Shade stress is a problem affecting the quality of an estimated 20% to 25% of all turfs (Beard, 1973; Dudeck and Peacock, 1992). Shading reduces incident solar radiation and alters the microclimate in which the turf grows (Beard, 1997). Turfgrass grown under shade suffers from reduced photosynthesis (Dudeck and Peacock, 1992; Qian et al., 1998), lower carbohydrate reserves (Atkinson et al., 2012; Bell and Danneberger, 1999; Burton et al., 1959; Qian et al., 1998), and reduced tillering (Ervin et al., 2002; Okeyo et al., 2011a; Qian et al., 1998). As a result, turfgrass grown under shade often declines in quality.
Zoysiagrass is a sod-forming warm-season perennial turfgrass indigenous to the Pacific Rim (Anderson, 2000). There are 11 species in the Zoysia genus, of which three are used as a turfgrass: Z. japonica, Z. matrella, and Z. pacifica (Engelke and Anderson, 2003). In the United States, zoysiagrass is used extensively on golf courses and home lawns throughout the transition zone. The lower input requirements of zoysiagrass compared with other available turfgrasses make it a desirable choice for use as a turfgrass in this region (Fry and Huang, 2004).
Zoysiagrasses vary in shade tolerance. In general, Z. matrella cultivars and ‘Emerald’ are considered more shade-tolerant than Z. japonica cultivars (Fry and Huang, 2004; Okeyo et al., 2011a; Sladek et al., 2009; Wherley et al., 2011). ‘Meyer’ has been the primary zoysiagrass used in the transition zone since its release in 1951, mainly as a result of its excellent cold-hardiness (Grau and Radko, 1951).
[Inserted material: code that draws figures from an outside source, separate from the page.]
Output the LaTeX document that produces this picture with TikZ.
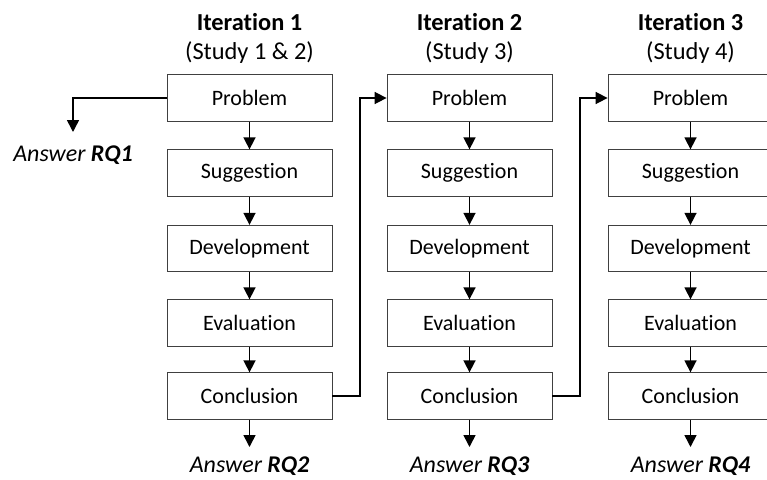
\documentclass[tikz,border=0pt]{standalone}
\usepackage{fontspec}
\setmainfont{Carlito}[Ligatures={NoCommon}]
\usetikzlibrary{arrows.meta}
\begin{document}
\begin{tikzpicture}[x=1pt,y=-1pt,
  stepbox/.style={draw=black!75,line width=0.8pt,minimum width=165pt,minimum height=46.5pt,inner sep=0pt,font=\fontsize{22}{26}\selectfont},
  conn/.style={line width=1.6pt,-{Triangle[length=12pt,width=12pt]}},
  ansr/.style={font=\fontsize{24}{28}\selectfont\itshape,inner sep=0pt},
  ttl/.style={font=\fontsize{24.4}{28}\selectfont,inner sep=0pt,align=center}]
\clip (0,0) rectangle (767,479);
\useasboundingbox (0,0) rectangle (767,479);
\foreach \c/\x in {a/249.5,b/469.5,c/690.5}{
  \node[stepbox] (\c1) at (\x,98) {Problem};
  \node[stepbox] (\c2) at (\x,173) {Suggestion};
  \node[stepbox] (\c3) at (\x,248.5) {Development};
  \node[stepbox] (\c4) at (\x,323) {Evaluation};
  \node[stepbox] (\c5) at (\x,396) {Conclusion};
  \foreach \i/\j in {1/2,2/3,3/4,4/5}{
    \draw[conn] (\c\i.south) -- (\c\j.north);
  }
  \coordinate (\c ans) at (\x,447);
  \draw[conn] (\c5.south) -- (\c ans);
}
\node[ttl] (t1) at (249.5,22) {\textbf{Iteration 1}};
\node[ttl] (s1) at (249.5,53) {(Study 1 \& 2)};
\node[ttl] (t2) at (469.5,22) {\textbf{Iteration 2}};
\node[ttl] (s2) at (469.5,53) {(Study 3)};
\node[ttl] (t3) at (690.5,22) {\textbf{Iteration 3}};
\node[ttl] (s3) at (690.5,53) {(Study 4)};
\node[ansr] (r2) at (249.5,466) {Answer \textbf{RQ2}};
\node[ansr] (r3) at (469.5,466) {Answer \textbf{RQ3}};
\node[ansr] (r4) at (690.5,466) {Answer \textbf{RQ4}};
\node[ansr] (r1) at (73,155) {Answer \textbf{RQ1}};
\coordinate (q1) at (73,132);
\draw[conn] (a1.west) -| (q1);
\draw[conn] (a5.east) -- (360,396) |- (b1.west);
\draw[conn] (b5.east) -- (580,396) |- (c1.west);
\end{tikzpicture}
\end{document}
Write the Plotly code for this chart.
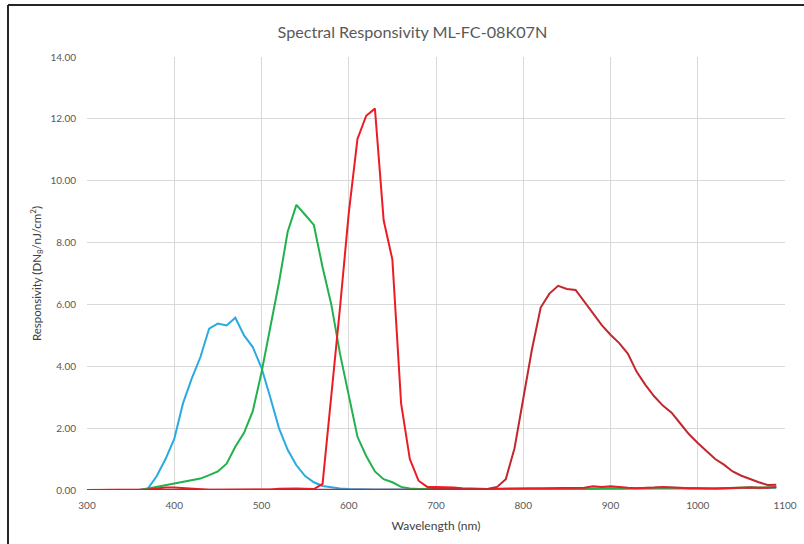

However, ‘Meyer’ performs poorly under moderate to dense shade (Ervin et al., 2002; Riffell et al., 1995; Sladek et al., 2009). This is problematic on golf courses and home lawns with considerable shade. Often, ‘Meyer’ is replaced with Z. matrella cultivars or ‘Emerald’, which are less hardy (Fry and Huang, 2004), and can only be used in the southern-most part of the transition zone.
Since 2004, researchers at Kansas State University (Manhattan, KS) and Texas A&M University (Texas AgriLife Research and Extension Center, Dallas, TX) have collaborated to develop zoysiagrass cultivars with excellent quality and freeze tolerance. In an effort to produce improved zoysiagrasses, researchers crossed lines of (Z. japonica × Z. pacifica) and Z. matrella with Z. japonica lines. Their goal was to develop cultivars with excellent density and a fine leaf texture like that of Z. matrella but with freezing tolerance equal to or better than that of ‘Meyer’. Over 600 progeny from the aforementioned crosses have been evaluated for quality and winter survival at the Rocky Ford Turfgrass Research Center at Manhattan, KS (Fry et al., 2008; Okeyo et al., 2011b). Evaluation of several of these grasses indicated that progeny from (Z. matrella × Z. japonica) and [(Z. japonica × Z. pacifica) × Z. japonica] exhibited superior stolon production under natural shade compared with ‘Meyer’ (Okeyo et al., 2011a) and have a freezing tolerance equal to that of ‘Meyer’ (Okeyo et al., 2011b).
The long-term shade tolerance of these high-performing progeny has not been evaluated. Identifying genotypes with improved shade tolerance compared with ‘Meyer’ and characteristics aiding survival under dense shade will help lead to improved zoysiagrasses for the transition zone. This study was conducted to determine changes and differences in growth among selected Zoysia cultivars and progeny under a natural shade environment over a 3-year period in the transition zone.